State how many lines of the entries hold the string "chart". Reply with the number alone.

-- Start Record set --

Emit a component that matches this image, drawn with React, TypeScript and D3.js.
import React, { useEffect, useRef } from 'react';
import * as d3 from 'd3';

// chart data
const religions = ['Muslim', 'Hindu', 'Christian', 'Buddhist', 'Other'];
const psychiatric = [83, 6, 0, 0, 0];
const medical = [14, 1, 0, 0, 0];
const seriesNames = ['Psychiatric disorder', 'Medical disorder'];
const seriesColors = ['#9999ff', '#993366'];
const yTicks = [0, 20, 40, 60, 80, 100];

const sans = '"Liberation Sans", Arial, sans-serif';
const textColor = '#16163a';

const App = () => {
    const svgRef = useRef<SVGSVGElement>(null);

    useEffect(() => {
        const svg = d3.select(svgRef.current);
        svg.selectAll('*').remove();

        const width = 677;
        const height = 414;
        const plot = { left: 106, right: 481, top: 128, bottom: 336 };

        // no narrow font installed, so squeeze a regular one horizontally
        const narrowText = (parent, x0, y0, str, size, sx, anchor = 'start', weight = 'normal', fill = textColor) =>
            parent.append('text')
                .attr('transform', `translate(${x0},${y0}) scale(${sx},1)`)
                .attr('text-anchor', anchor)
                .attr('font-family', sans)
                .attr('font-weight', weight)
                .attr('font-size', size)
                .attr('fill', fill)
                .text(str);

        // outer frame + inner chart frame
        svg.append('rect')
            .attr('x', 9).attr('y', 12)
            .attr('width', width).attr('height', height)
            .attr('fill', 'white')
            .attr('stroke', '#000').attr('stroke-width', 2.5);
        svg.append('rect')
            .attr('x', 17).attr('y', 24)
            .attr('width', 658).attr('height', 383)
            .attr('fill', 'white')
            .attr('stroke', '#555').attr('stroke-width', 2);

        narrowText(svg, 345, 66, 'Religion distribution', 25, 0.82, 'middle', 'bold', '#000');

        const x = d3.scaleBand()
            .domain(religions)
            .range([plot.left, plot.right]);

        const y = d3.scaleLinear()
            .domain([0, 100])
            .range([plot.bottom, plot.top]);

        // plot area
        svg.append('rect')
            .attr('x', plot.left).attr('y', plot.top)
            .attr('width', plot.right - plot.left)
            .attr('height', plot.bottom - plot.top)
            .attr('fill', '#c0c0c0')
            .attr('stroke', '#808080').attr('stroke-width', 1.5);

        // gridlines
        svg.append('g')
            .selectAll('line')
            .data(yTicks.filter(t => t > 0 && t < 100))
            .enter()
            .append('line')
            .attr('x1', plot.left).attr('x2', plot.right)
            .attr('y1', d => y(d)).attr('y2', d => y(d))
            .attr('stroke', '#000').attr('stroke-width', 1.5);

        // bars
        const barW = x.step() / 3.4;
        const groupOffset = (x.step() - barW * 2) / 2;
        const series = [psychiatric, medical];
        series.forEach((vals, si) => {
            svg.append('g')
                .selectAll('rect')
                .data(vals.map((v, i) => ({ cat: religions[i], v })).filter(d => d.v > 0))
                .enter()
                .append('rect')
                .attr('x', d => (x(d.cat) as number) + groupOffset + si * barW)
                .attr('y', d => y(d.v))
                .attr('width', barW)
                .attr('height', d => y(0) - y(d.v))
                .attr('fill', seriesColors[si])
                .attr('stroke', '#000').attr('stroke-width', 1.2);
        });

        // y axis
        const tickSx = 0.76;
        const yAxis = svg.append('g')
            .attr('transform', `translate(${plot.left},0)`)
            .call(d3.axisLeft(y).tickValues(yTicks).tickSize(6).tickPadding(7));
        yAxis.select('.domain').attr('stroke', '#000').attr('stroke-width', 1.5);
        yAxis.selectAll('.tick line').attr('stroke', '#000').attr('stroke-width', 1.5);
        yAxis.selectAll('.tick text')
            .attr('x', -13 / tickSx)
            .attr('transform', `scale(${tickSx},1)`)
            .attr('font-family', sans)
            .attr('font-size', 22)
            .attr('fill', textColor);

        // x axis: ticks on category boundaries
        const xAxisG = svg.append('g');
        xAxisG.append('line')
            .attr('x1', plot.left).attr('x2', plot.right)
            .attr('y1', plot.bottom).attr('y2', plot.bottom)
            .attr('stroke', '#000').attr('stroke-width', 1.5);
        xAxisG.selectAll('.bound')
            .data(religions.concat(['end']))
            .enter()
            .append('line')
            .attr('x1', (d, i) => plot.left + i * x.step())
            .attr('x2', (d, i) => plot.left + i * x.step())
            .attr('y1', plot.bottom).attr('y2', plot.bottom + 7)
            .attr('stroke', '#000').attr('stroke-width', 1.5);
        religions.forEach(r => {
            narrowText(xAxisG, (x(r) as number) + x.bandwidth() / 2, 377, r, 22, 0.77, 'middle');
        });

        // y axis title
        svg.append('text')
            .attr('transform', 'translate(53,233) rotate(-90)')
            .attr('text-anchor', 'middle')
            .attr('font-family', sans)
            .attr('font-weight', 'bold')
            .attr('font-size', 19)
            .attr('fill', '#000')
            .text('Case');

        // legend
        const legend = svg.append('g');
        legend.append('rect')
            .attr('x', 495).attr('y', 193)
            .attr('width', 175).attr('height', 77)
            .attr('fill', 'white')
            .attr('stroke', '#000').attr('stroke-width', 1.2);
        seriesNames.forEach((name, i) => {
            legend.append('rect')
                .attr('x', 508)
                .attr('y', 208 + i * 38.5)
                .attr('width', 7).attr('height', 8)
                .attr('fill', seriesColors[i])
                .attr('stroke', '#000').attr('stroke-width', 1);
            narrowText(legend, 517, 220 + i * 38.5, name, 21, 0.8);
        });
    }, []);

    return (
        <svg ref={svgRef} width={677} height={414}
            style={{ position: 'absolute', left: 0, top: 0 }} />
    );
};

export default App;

-- End Record set --
-- Start Record set --

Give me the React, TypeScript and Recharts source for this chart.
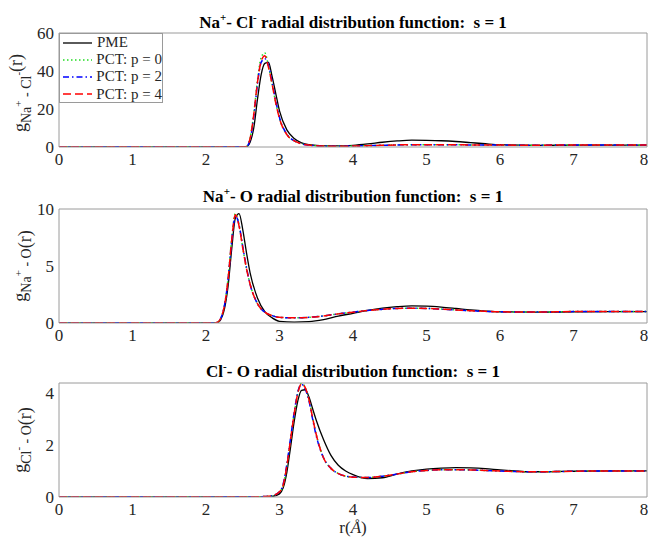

-- End Record set --
-- Start Record set --

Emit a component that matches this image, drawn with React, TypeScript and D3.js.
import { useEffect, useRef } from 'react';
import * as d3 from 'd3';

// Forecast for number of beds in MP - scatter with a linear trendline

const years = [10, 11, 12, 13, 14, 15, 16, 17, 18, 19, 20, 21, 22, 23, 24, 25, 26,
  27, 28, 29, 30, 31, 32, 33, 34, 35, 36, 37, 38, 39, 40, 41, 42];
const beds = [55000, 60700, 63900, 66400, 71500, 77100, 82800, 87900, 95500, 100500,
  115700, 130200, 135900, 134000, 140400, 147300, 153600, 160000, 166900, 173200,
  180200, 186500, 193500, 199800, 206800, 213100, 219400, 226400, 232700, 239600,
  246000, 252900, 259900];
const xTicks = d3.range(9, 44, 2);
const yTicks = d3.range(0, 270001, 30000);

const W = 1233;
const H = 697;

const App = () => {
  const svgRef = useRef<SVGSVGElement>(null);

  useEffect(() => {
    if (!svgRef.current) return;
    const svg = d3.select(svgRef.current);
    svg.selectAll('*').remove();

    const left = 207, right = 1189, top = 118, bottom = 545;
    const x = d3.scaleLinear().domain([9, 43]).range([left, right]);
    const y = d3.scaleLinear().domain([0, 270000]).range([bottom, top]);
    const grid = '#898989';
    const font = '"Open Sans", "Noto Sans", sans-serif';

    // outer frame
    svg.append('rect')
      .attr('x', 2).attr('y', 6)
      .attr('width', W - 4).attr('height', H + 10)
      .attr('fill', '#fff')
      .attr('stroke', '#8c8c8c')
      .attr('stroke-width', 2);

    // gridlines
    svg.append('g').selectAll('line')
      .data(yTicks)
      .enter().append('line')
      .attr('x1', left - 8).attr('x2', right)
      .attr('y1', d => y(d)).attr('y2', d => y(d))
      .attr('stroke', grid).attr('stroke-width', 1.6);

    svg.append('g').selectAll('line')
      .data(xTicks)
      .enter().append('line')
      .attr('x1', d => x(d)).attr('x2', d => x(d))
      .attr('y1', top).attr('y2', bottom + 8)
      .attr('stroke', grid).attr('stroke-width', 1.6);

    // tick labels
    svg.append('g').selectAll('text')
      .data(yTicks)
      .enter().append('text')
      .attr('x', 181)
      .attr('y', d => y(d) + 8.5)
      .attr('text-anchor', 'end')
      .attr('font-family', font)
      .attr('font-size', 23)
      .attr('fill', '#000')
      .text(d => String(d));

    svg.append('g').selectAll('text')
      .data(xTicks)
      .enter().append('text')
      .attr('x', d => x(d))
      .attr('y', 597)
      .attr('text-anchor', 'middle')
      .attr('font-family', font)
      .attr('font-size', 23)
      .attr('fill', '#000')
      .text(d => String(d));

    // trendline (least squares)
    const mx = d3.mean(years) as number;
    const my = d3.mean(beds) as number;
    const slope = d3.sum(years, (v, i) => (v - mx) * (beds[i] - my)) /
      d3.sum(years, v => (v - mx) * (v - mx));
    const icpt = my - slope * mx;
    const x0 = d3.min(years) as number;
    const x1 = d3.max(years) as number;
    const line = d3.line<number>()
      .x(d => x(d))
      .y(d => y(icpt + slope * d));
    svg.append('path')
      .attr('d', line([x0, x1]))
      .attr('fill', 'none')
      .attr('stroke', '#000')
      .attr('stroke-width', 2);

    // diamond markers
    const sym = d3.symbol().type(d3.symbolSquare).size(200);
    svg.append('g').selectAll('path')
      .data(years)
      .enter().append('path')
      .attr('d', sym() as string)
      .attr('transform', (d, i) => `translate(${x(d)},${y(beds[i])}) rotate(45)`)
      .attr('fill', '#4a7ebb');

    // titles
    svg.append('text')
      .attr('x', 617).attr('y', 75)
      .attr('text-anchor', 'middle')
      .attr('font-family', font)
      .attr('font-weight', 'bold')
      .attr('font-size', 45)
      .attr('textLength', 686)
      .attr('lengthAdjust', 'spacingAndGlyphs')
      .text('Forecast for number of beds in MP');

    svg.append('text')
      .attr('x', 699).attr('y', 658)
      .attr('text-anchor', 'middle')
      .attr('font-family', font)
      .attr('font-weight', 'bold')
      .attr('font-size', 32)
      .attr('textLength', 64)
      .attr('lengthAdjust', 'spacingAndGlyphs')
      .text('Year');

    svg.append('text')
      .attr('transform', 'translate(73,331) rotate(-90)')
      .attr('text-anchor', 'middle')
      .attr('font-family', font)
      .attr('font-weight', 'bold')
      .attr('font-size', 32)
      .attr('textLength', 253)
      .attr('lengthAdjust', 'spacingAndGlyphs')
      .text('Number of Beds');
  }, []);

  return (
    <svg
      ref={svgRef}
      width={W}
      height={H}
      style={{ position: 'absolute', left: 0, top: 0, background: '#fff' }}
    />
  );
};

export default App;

-- End Record set --

Result below: 3